**Given request**
Extract the data exactly, missing nothing.
## BEGIN Available data
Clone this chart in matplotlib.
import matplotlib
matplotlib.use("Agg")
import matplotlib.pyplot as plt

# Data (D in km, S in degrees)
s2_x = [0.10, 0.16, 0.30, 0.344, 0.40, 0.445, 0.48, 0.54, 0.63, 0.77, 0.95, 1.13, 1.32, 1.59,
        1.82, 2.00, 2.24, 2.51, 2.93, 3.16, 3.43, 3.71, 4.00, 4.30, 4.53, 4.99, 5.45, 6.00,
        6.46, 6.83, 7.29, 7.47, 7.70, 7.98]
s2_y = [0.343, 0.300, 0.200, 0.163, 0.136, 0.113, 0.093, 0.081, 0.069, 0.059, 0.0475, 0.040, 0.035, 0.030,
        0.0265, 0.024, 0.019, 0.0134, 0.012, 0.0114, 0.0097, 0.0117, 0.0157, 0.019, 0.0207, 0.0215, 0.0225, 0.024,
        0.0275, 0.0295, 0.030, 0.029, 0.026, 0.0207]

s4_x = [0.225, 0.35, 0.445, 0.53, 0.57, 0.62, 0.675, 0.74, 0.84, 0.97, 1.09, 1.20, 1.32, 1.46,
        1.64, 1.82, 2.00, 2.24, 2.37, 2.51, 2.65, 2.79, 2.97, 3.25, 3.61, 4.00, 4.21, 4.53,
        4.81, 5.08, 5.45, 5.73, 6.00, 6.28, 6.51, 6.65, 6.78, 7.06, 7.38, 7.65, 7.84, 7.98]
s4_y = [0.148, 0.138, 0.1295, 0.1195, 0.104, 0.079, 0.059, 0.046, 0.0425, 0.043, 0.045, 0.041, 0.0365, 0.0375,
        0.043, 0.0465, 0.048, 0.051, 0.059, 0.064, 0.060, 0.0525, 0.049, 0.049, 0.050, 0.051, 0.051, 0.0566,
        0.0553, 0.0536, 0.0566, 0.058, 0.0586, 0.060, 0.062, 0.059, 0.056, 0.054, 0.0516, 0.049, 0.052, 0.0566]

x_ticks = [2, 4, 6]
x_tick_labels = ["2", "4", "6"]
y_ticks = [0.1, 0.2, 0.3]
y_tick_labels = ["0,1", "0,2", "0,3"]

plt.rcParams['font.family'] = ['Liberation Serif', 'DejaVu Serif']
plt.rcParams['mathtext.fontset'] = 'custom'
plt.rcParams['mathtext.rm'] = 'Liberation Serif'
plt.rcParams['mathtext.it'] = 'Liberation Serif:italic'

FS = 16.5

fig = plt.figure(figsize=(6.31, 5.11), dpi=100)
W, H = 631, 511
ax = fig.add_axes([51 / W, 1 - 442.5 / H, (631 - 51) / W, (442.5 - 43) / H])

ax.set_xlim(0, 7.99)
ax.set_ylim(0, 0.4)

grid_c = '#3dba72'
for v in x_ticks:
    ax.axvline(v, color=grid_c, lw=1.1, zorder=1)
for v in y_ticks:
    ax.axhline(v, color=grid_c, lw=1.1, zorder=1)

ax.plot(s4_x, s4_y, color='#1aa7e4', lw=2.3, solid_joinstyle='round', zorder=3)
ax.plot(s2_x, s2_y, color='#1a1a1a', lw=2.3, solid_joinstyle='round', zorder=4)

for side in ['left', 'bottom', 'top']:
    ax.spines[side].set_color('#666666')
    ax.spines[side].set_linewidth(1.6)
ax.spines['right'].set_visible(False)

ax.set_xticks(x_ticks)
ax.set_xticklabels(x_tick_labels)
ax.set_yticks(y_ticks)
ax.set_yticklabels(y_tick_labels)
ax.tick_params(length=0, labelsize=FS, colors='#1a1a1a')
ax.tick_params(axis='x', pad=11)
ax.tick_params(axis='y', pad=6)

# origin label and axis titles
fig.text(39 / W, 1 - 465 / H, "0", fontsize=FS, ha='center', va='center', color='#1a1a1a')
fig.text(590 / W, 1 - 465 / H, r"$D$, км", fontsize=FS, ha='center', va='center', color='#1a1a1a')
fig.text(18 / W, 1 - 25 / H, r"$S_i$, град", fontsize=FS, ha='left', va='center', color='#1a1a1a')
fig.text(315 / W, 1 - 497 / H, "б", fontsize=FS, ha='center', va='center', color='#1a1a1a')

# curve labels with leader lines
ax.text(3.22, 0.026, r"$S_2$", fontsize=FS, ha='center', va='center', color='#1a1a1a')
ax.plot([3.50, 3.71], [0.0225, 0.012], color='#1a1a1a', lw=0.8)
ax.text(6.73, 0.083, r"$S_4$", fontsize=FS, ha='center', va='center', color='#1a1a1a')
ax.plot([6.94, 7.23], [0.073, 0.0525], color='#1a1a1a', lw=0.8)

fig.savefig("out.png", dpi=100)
## END Available data
**Written response**
Clone this chart in matplotlib.
import matplotlib
matplotlib.use("Agg")
import matplotlib.pyplot as plt

# Data (D in km, S in degrees)
s2_x = [0.10, 0.16, 0.30, 0.344, 0.40, 0.445, 0.48, 0.54, 0.63, 0.77, 0.95, 1.13, 1.32, 1.59,
        1.82, 2.00, 2.24, 2.51, 2.93, 3.16, 3.43, 3.71, 4.00, 4.30, 4.53, 4.99, 5.45, 6.00,
        6.46, 6.83, 7.29, 7.47, 7.70, 7.98]
s2_y = [0.343, 0.300, 0.200, 0.163, 0.136, 0.113, 0.093, 0.081, 0.069, 0.059, 0.0475, 0.040, 0.035, 0.030,
        0.0265, 0.024, 0.019, 0.0134, 0.012, 0.0114, 0.0097, 0.0117, 0.0157, 0.019, 0.0207, 0.0215, 0.0225, 0.024,
        0.0275, 0.0295, 0.030, 0.029, 0.026, 0.0207]

s4_x = [0.225, 0.35, 0.445, 0.53, 0.57, 0.62, 0.675, 0.74, 0.84, 0.97, 1.09, 1.20, 1.32, 1.46,
        1.64, 1.82, 2.00, 2.24, 2.37, 2.51, 2.65, 2.79, 2.97, 3.25, 3.61, 4.00, 4.21, 4.53,
        4.81, 5.08, 5.45, 5.73, 6.00, 6.28, 6.51, 6.65, 6.78, 7.06, 7.38, 7.65, 7.84, 7.98]
s4_y = [0.148, 0.138, 0.1295, 0.1195, 0.104, 0.079, 0.059, 0.046, 0.0425, 0.043, 0.045, 0.041, 0.0365, 0.0375,
        0.043, 0.0465, 0.048, 0.051, 0.059, 0.064, 0.060, 0.0525, 0.049, 0.049, 0.050, 0.051, 0.051, 0.0566,
        0.0553, 0.0536, 0.0566, 0.058, 0.0586, 0.060, 0.062, 0.059, 0.056, 0.054, 0.0516, 0.049, 0.052, 0.0566]

x_ticks = [2, 4, 6]
x_tick_labels = ["2", "4", "6"]
y_ticks = [0.1, 0.2, 0.3]
y_tick_labels = ["0,1", "0,2", "0,3"]

plt.rcParams['font.family'] = ['Liberation Serif', 'DejaVu Serif']
plt.rcParams['mathtext.fontset'] = 'custom'
plt.rcParams['mathtext.rm'] = 'Liberation Serif'
plt.rcParams['mathtext.it'] = 'Liberation Serif:italic'

FS = 16.5

fig = plt.figure(figsize=(6.31, 5.11), dpi=100)
W, H = 631, 511
ax = fig.add_axes([51 / W, 1 - 442.5 / H, (631 - 51) / W, (442.5 - 43) / H])

ax.set_xlim(0, 7.99)
ax.set_ylim(0, 0.4)

grid_c = '#3dba72'
for v in x_ticks:
    ax.axvline(v, color=grid_c, lw=1.1, zorder=1)
for v in y_ticks:
    ax.axhline(v, color=grid_c, lw=1.1, zorder=1)

ax.plot(s4_x, s4_y, color='#1aa7e4', lw=2.3, solid_joinstyle='round', zorder=3)
ax.plot(s2_x, s2_y, color='#1a1a1a', lw=2.3, solid_joinstyle='round', zorder=4)

for side in ['left', 'bottom', 'top']:
    ax.spines[side].set_color('#666666')
    ax.spines[side].set_linewidth(1.6)
ax.spines['right'].set_visible(False)

ax.set_xticks(x_ticks)
ax.set_xticklabels(x_tick_labels)
ax.set_yticks(y_ticks)
ax.set_yticklabels(y_tick_labels)
ax.tick_params(length=0, labelsize=FS, colors='#1a1a1a')
ax.tick_params(axis='x', pad=11)
ax.tick_params(axis='y', pad=6)

# origin label and axis titles
fig.text(39 / W, 1 - 465 / H, "0", fontsize=FS, ha='center', va='center', color='#1a1a1a')
fig.text(590 / W, 1 - 465 / H, r"$D$, км", fontsize=FS, ha='center', va='center', color='#1a1a1a')
fig.text(18 / W, 1 - 25 / H, r"$S_i$, град", fontsize=FS, ha='left', va='center', color='#1a1a1a')
fig.text(315 / W, 1 - 497 / H, "б", fontsize=FS, ha='center', va='center', color='#1a1a1a')

# curve labels with leader lines
ax.text(3.22, 0.026, r"$S_2$", fontsize=FS, ha='center', va='center', color='#1a1a1a')
ax.plot([3.50, 3.71], [0.0225, 0.012], color='#1a1a1a', lw=0.8)
ax.text(6.73, 0.083, r"$S_4$", fontsize=FS, ha='center', va='center', color='#1a1a1a')
ax.plot([6.94, 7.23], [0.073, 0.0525], color='#1a1a1a', lw=0.8)

fig.savefig("out.png", dpi=100)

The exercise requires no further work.